Please transcribe the data below exactly. Leave the pictures out.

- [Data extract]:
§

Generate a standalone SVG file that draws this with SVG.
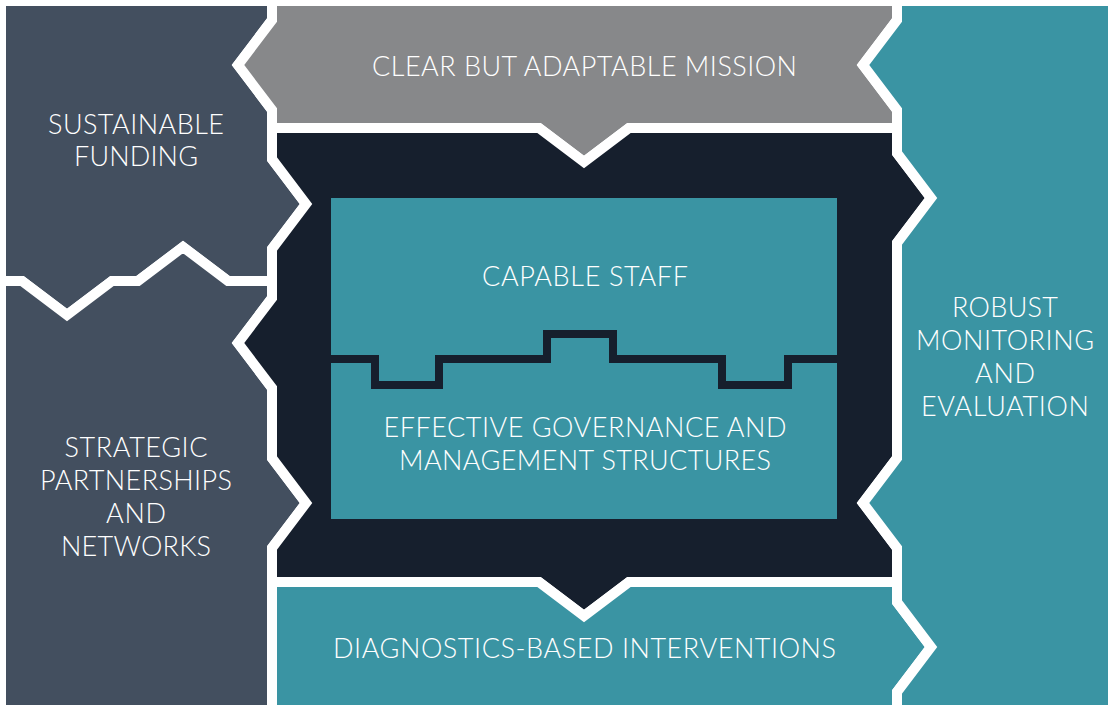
<svg xmlns="http://www.w3.org/2000/svg" width="1114" height="712" viewBox="0 0 1114 712">
<style>
.pc{stroke:#ffffff;stroke-width:10;stroke-linejoin:miter}
.slate{fill:#434f5f}
.grey{fill:#87888a}
.dark{fill:#161f2d}
.teal{fill:#3a94a3}
.t{fill:#ffffff;font-family:Lato,"Liberation Sans",sans-serif;font-weight:300;font-size:27px;text-anchor:middle}
</style>
<rect width="1114" height="712" fill="#ffffff"/>
<g id="sustainable-funding">
<path class="pc slate" d="M1,1 H272 V20 L238,65 L272,110 V159 L306,204 L272,249 V281 H228 L183,247 L138,281 H112 L67,315 L22,281 H1 Z"/>
<text class="t" x="136" y="134" textLength="176">SUSTAINABLE</text>
<text class="t" x="136" y="166" textLength="124">FUNDING</text>
</g>
<g id="strategic-partnerships">
<path class="pc slate" d="M1,281 H22 L67,315 L112,281 H138 L183,247 L228,281 H272 V298 L238,343 L272,388 V458 L306,503 L272,548 V710 H1 Z"/>
<text class="t" x="136" y="457" textLength="143">STRATEGIC</text>
<text class="t" x="136" y="490" textLength="192">PARTNERSHIPS</text>
<text class="t" x="136" y="523" textLength="60">AND</text>
<text class="t" x="136" y="556" textLength="150">NETWORKS</text>
</g>
<g id="clear-mission">
<path class="pc grey" d="M272,1 H897 V20 L863,65 L897,110 V128 H629 L584,162 L539,128 H272 V110 L238,65 L272,20 Z"/>
<text class="t" x="584.5" y="76" textLength="425">CLEAR BUT ADAPTABLE MISSION</text>
</g>
<g id="core">
<path class="pc dark" d="M272,128 H539 L584,162 L629,128 H897 V153 L931,198 L897,243 V458 L863,503 L897,548 V582 H629 L584,616 L539,582 H272 V548 L306,503 L272,458 V388 L238,343 L272,298 V249 L306,204 L272,159 Z"/>
<rect class="teal" x="331" y="198" width="506" height="321"/>
<path d="M331,359 H375 V385 H439 V359 H547 V334 H613 V359 H722 V385 H788 V359 H837" fill="none" stroke="#161f2d" stroke-width="8" stroke-linejoin="miter"/>
<text class="t" x="585" y="286" textLength="206">CAPABLE STAFF</text>
<text class="t" x="585" y="437" textLength="403">EFFECTIVE GOVERNANCE AND</text>
<text class="t" x="585" y="470" textLength="372">MANAGEMENT STRUCTURES</text>
</g>
<g id="diagnostics">
<path class="pc teal" d="M272,582 H539 L584,616 L629,582 H897 V602 L931,647 L897,692 V710 H272 Z"/>
<text class="t" x="584.5" y="658" textLength="503">DIAGNOSTICS-BASED INTERVENTIONS</text>
</g>
<g id="monitoring">
<path class="pc teal" d="M897,1 H1113 V710 H897 V692 L931,647 L897,602 V548 L863,503 L897,458 V243 L931,198 L897,153 V110 L863,65 L897,20 Z"/>
<text class="t" x="1005" y="317" textLength="106">ROBUST</text>
<text class="t" x="1005" y="350" textLength="178">MONITORING</text>
<text class="t" x="1005" y="383" textLength="60">AND</text>
<text class="t" x="1005" y="416" textLength="168">EVALUATION</text>
</g>
<g id="connectors"></g>
</svg>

§

- [The answer]:
Generate a standalone SVG file that draws this with SVG.
<svg xmlns="http://www.w3.org/2000/svg" width="1114" height="712" viewBox="0 0 1114 712">
<style>
.pc{stroke:#ffffff;stroke-width:10;stroke-linejoin:miter}
.slate{fill:#434f5f}
.grey{fill:#87888a}
.dark{fill:#161f2d}
.teal{fill:#3a94a3}
.t{fill:#ffffff;font-family:Lato,"Liberation Sans",sans-serif;font-weight:300;font-size:27px;text-anchor:middle}
</style>
<rect width="1114" height="712" fill="#ffffff"/>
<g id="sustainable-funding">
<path class="pc slate" d="M1,1 H272 V20 L238,65 L272,110 V159 L306,204 L272,249 V281 H228 L183,247 L138,281 H112 L67,315 L22,281 H1 Z"/>
<text class="t" x="136" y="134" textLength="176">SUSTAINABLE</text>
<text class="t" x="136" y="166" textLength="124">FUNDING</text>
</g>
<g id="strategic-partnerships">
<path class="pc slate" d="M1,281 H22 L67,315 L112,281 H138 L183,247 L228,281 H272 V298 L238,343 L272,388 V458 L306,503 L272,548 V710 H1 Z"/>
<text class="t" x="136" y="457" textLength="143">STRATEGIC</text>
<text class="t" x="136" y="490" textLength="192">PARTNERSHIPS</text>
<text class="t" x="136" y="523" textLength="60">AND</text>
<text class="t" x="136" y="556" textLength="150">NETWORKS</text>
</g>
<g id="clear-mission">
<path class="pc grey" d="M272,1 H897 V20 L863,65 L897,110 V128 H629 L584,162 L539,128 H272 V110 L238,65 L272,20 Z"/>
<text class="t" x="584.5" y="76" textLength="425">CLEAR BUT ADAPTABLE MISSION</text>
</g>
<g id="core">
<path class="pc dark" d="M272,128 H539 L584,162 L629,128 H897 V153 L931,198 L897,243 V458 L863,503 L897,548 V582 H629 L584,616 L539,582 H272 V548 L306,503 L272,458 V388 L238,343 L272,298 V249 L306,204 L272,159 Z"/>
<rect class="teal" x="331" y="198" width="506" height="321"/>
<path d="M331,359 H375 V385 H439 V359 H547 V334 H613 V359 H722 V385 H788 V359 H837" fill="none" stroke="#161f2d" stroke-width="8" stroke-linejoin="miter"/>
<text class="t" x="585" y="286" textLength="206">CAPABLE STAFF</text>
<text class="t" x="585" y="437" textLength="403">EFFECTIVE GOVERNANCE AND</text>
<text class="t" x="585" y="470" textLength="372">MANAGEMENT STRUCTURES</text>
</g>
<g id="diagnostics">
<path class="pc teal" d="M272,582 H539 L584,616 L629,582 H897 V602 L931,647 L897,692 V710 H272 Z"/>
<text class="t" x="584.5" y="658" textLength="503">DIAGNOSTICS-BASED INTERVENTIONS</text>
</g>
<g id="monitoring">
<path class="pc teal" d="M897,1 H1113 V710 H897 V692 L931,647 L897,602 V548 L863,503 L897,458 V243 L931,198 L897,153 V110 L863,65 L897,20 Z"/>
<text class="t" x="1005" y="317" textLength="106">ROBUST</text>
<text class="t" x="1005" y="350" textLength="178">MONITORING</text>
<text class="t" x="1005" y="383" textLength="60">AND</text>
<text class="t" x="1005" y="416" textLength="168">EVALUATION</text>
</g>
<g id="connectors"></g>
</svg>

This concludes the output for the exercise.